Pluto and Charon. Image: NASA

Pluto – now in color, courtesy of New Horizon

These two dim dots are none other than Pluto, the dwarf plant, and Charon, its largest moon. Though it might not look like much, this is the first ever colored photograph of the two cosmic bodies ever taken. We have NASA’s New Horizons spacecraft to thank for this, which used its Ralph color imager to make the shot from 71 million miles away.

Pluto and Charon. Image: NASA

Pluto and Charon. Image: NASA

Even though this is very exciting, soon enough we’ll be treated to some very impressive photos as the probe gets closer and closer to Pluto, eventually making a flyby on July 17. In the meantime, NASA will release some more photos from the epic journey, as we’ve become used to (thank you, NASA!). Of course, New Horizon won’t stop there.
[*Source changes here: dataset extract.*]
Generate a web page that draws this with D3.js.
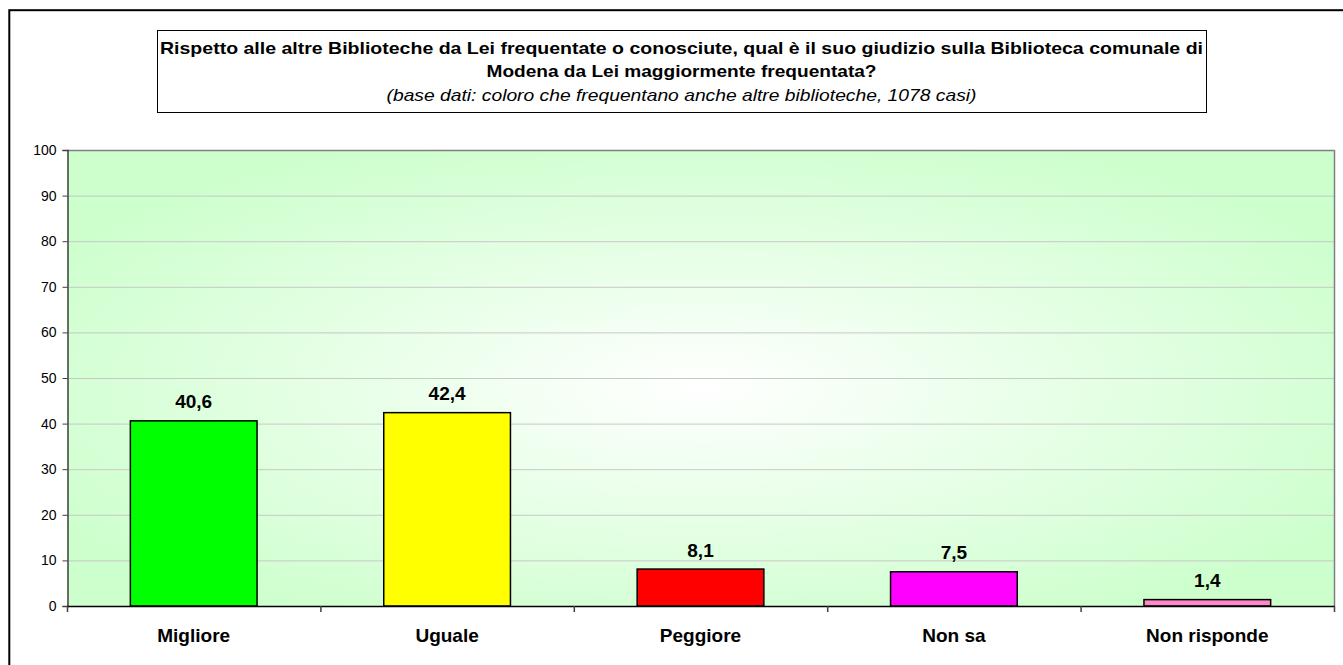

After Pluto, it will delve into the Kuiper Belt –  a region of space filled with trillions of icy bodies, remnants of the early solar system – and beyond.

“It sounds like science fiction but it is not,” said Alan Stern, the mission’s principal investigator, Agence France-Presse reported.

“Three months from today, NASA’s New Horizons spacecraft will make the first exploration of the Pluto system, the Kuiper Belt and the farthest shore of exploration ever reached by humankind,” Stern said.

The 1,000 pound spacecraft was launched nine years ago from Earth and has since made its way through most of the inner solar system, at a pace of about a million miles a day. This makes it the fastest spacecraft ever launched, powered by a plutonium nuclear reactor.

Charon, Pluto’s largest moon, is about the size of Texas. Some papers were published suggesting that the moon might have a thin atmosphere or even a frozen ocean, so it will be very exciting to see what it holds on its surface once New Horizon creeps near.

“There’s no doubt, Charon is a rising star in terms of scientific interest, and we can’t wait to reveal it in detail in July,” said Leslie Young, deputy project scientist, NASA reported.

This montage of New Horizons images shows Jupiter and its volcanic moon Io, and were taken during the spacecraft's Jupiter flyby in early 2007. Image: NASA

This montage of New Horizons images shows Jupiter and its volcanic moon Io, and were taken during the spacecraft’s Jupiter flyby in early 2007. Image: NASA

Previously, New Horizon took some of the most outstanding photos of planets like Neptune or Jupiter, and moons like Io or Europa. The scientific and artistic contribution of the probe is thus invaluable.

“This is pure exploration. We’re going to turn points of light into a planet and a system of moons before your eyes!” Stern said, according to a NASA report.

“Nothing like this has been done in a quarter century and nothing like this is planned by any space agency ever again,” he said.